Now, a new fossil discovered in Tibet shows that the Denisovans weren’t nearly as localized as some thought. They spread far and wide, being capable of living at impressive altitudes.
Back in 1980, a Tibetan monk found a rather unusual fossil: a seemingly human jawbone. The monk passed it on to Lanzhou University, but the fragment was ignored until the 2010s when archaeologist Dongju Zhang and her colleagues began studying the bone. A recent study has now confirmed that the jawbone belonged to a Denisovan, a group of humanoids that lived alongside humans and Neanderthals, interbreeding with them several times across history.
Although genetic analysis has shown that the Denisovans were a unique group, remains from them have been sparse, and until now, limited only to the Denisova Cave. Of course, it’s not plausible that a humanoid group inhabited a single cave, so the hunt was on for other fossils. Jean-Jacques Hublin of the Max Planck Institute for Evolutionary Anthropology in Leipzig, Germany, wondered if they could find such remains in the Tibetan plateau, and turned to the jawbone from Lanzhou University.
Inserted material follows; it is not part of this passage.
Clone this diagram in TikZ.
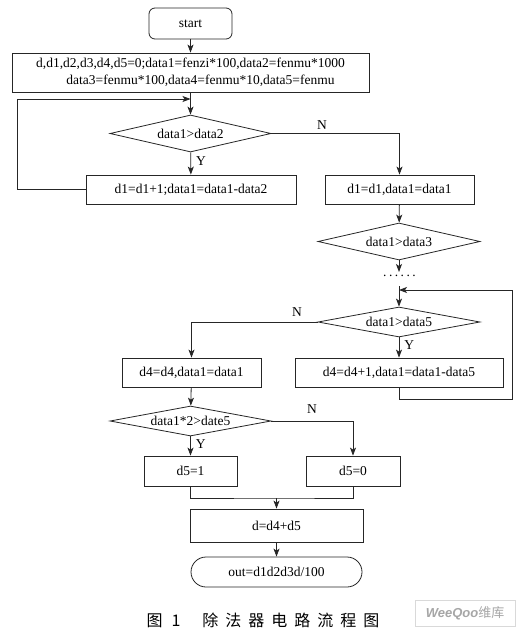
\documentclass[tikz,border=0pt]{standalone}
\usepackage{fontspec}
\setmainfont{Liberation Serif}
\newfontfamily\cjk{Noto Sans CJK SC}
\newfontfamily\wmfont{Liberation Sans}
\usetikzlibrary{shapes.geometric,arrows.meta}
\begin{document}
\begin{tikzpicture}[x=1pt,y=-1pt,
  every node/.style={font=\fontsize{13.5}{15.5}\selectfont, inner sep=0pt},
  line/.style={line width=0.8pt, draw=black!85},
  arr/.style={line, -{Stealth[length=8pt,width=6pt,inset=2pt]}},
  boxnode/.style={draw=black!85, line width=0.8pt, rectangle, minimum height=29pt},
  decision/.style={draw=black!85, line width=0.8pt, diamond, aspect=4.4, inner sep=0pt},
  term/.style={draw=black!85, line width=0.8pt, rectangle, rounded corners=6pt},
  lbl/.style={font=\fontsize{13.5}{15.5}\selectfont}
]
\useasboundingbox (0,0) rectangle (521,634);
\fill[white] (0,0) rectangle (521,634);

\node[term, minimum width=83pt, minimum height=31pt] (start) at (190.5,23.5) {start};
\node[boxnode, minimum width=357pt, minimum height=39pt, align=center] (init) at (190.5,72.5)
  {d,d1,d2,d3,d4,d5=0;data1=fenzi*100,data2=fenmu*1000\\[1pt]\hspace*{20pt}data3=fenmu*100,data4=fenmu*10,data5=fenmu};
\node[decision, minimum width=161pt, minimum height=37pt] (dia1) at (190.5,133.5) {data1>data2};
\node[boxnode, minimum width=210pt] (box1) at (191,189.5) {d1=d1+1;data1=data1-data2};
\node[boxnode, minimum width=149pt] (box2) at (399.5,189.5) {d1=d1,data1=data1};
\node[decision, minimum width=162pt, minimum height=37pt] (dia3) at (399,241.5) {data1>data3};
\node (dots) at (399.5,276) {.\hspace{2.5pt}.\hspace{2.5pt}.\hspace{2.5pt}.\hspace{2.5pt}.\hspace{2.5pt}.};
\node[decision, minimum width=162pt, minimum height=30pt] (dia5) at (399,322) {data1>data5};
\node[boxnode, minimum width=208pt] (box3) at (399,372.5) {d4=d4+1,data1=data1-data5};
\node[boxnode, minimum width=139pt] (box4) at (191.5,372.5) {d4=d4,data1=data1};
\node[decision, minimum width=161pt, minimum height=30pt] (dia6) at (190.5,421) {data1*2>date5};
\node[boxnode, minimum width=93pt, minimum height=30pt] (box5) at (190.5,471) {d5=1};
\node[boxnode, minimum width=94pt, minimum height=30pt] (box6) at (353,471) {d5=0};
\node[boxnode, minimum width=173pt, minimum height=33pt] (box7) at (276.5,525.5) {d=d4+d5};
\node[term, rounded corners=15pt, minimum width=171pt, minimum height=30pt] (out) at (276.5,572) {out=d1d2d3d/100};

\coordinate (j1) at (190.5,99);
\coordinate (c1) at (399,272);
\coordinate (c2) at (399,286);
\coordinate (j2) at (399,290);
\coordinate (m) at (276.5,498);

\draw[arr] (start) -- (init);
\draw[arr] (init) -- (dia1);
\draw[arr] (box1.west) -- (17,189.5) -- (17,99) -- (j1);
\draw[arr] (dia1) -- node[lbl, right=5pt, pos=0.4] {Y} (box1);
\draw[arr] (dia1.east) -| (box2.north);
\node[lbl] (n1) at (322,125) {N};
\draw[arr] (box2) -- (dia3);
\draw[arr] (dia3.south) -- (c1);
\draw[arr] (c2) -- (dia5.north);
\draw[arr] (box3.south) -- ++(0,11.5) -| (512,290) -- (j2);
\draw[arr] (dia5.west) -| (box4.north);
\node[lbl] (n2) at (297,312) {N};
\draw[arr] (dia5) -- node[lbl, right=5pt, pos=0.4] {Y} (box3);
\draw[arr] (box4) -- (dia6);
\draw[arr] (dia6) -- node[lbl, right=5pt, pos=0.4] {Y} (box5);
\draw[arr] (dia6.east) -| (box6.north);
\node[lbl] (n3) at (312,409) {N};
\draw[line] (box5.south) |- (m) -| (box6.south);
\draw[arr] (m) -- (box7);
\draw[arr] (box7) -- (out);

\node[font=\cjk\fontsize{16}{18}\selectfont] (cap) at (263,620)
  {图\hspace{9pt}1\hspace{22pt}除\hspace{7pt}法\hspace{7pt}器\hspace{7pt}电\hspace{7pt}路\hspace{7pt}流\hspace{7pt}程\hspace{7pt}图};
\node[draw=black!15, line width=0.5pt, minimum width=100pt, minimum height=26pt, text=black!35,
  font=\fontsize{13}{15}\selectfont] (wm) at (465,613) {{\wmfont\itshape\bfseries WeeQoo}{\cjk 维库}};
\end{tikzpicture}
\end{document}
Denisovans split from humans about 550,00–765,000 years ago, but we still carry some of their genetic legacies. Previous studies have suggested that Denisovans were well adapted to living in cold environments and at high altitudes, but the fact that they could survive in Tibet is remarkable.
The altitude of the new Denisovan’s home is 3,280 meters ( 10,700 feet) above sea level, an altitude at which you need special adaptations to be able to survive. This also changes the anthropological history of Tibet and the Himalayas, as previous research claimed that the area was first populated by humans around 40,000 years ago. This new finding pushes that date back by 100,000 years.
It’s not completely surprising, however — actually, this finding might help solve one pressing riddle about the genetic history of the Tibetan people: Tibetans and other populations in the region have a gene inherited from Denisovans that helps them live at high altitudes, but how they got this gene from the Denisovans in the first place is a mystery. The fact that Denisovans developed it in the first place was just as puzzling, considering that their only remains had been found in a low-lying area.
“Frankly speaking, until today, nobody ever imagined that archaic humans could be able to dwell in such an environment,” said Jean-Jacques Hublin, a co-author and paleoanthropologist at the Max Planck Institute for Evolutionary Anthropology. “It’s a big surprise because most people thought that challenging environments like the high altitudes were colonized only by modern humans like us less than 40,000 years ago.”
Identifying what species the jawbone came from is no easy feat. The fragment is at least 160,000 years old, and DNA tends to disintegrate much quicker than that. So instead, researchers looked at a specific set of proteins, which is much more durable than DNA. Essentially, the strings of amino acids found in some protein can be a tell-tale sign of a particular species.
“Just like DNA, the amino acids in these proteins are ordered in a particular way,” said co-author Frido Welker, a researcher at the Max Planck Institute for Evolutionary Anthropology. “And we can actually sequence these proteins, so we can read the order of those amino acids.”
Of course, DNA analysis would still be much better. This type of protein analysis is still a nascent field, with a low sample size. But for the lack of a better approach, it offers much-needed information. Researchers also hope that these patterns could help determine other bones that they discovered. Researchers working in China have found several such fossils which are still unidentified.
“In China there are a number of specimens that are not Homo erectus, that are not modern humans, and that are good candidates for being Chinese Denisovans,” Hublin said. “But this has been impossible to prove today because in these fossils there is no ancient DNA preserved.”
“I predict that most of the Chinese hominin fossil record younger than 350,000 years and older than 50,000 is made of Denisovans,” he adds.
Identifying these remains could offer some valuable puzzle pieces as to who the Denisovans were, what they looked like, and how they passed on their genes. Also, if Hublin is right, this might help settle the debate over whether our ancestors evolved solely in Africa, or whether Asia played an important role too.
The study was published in the journal Nature.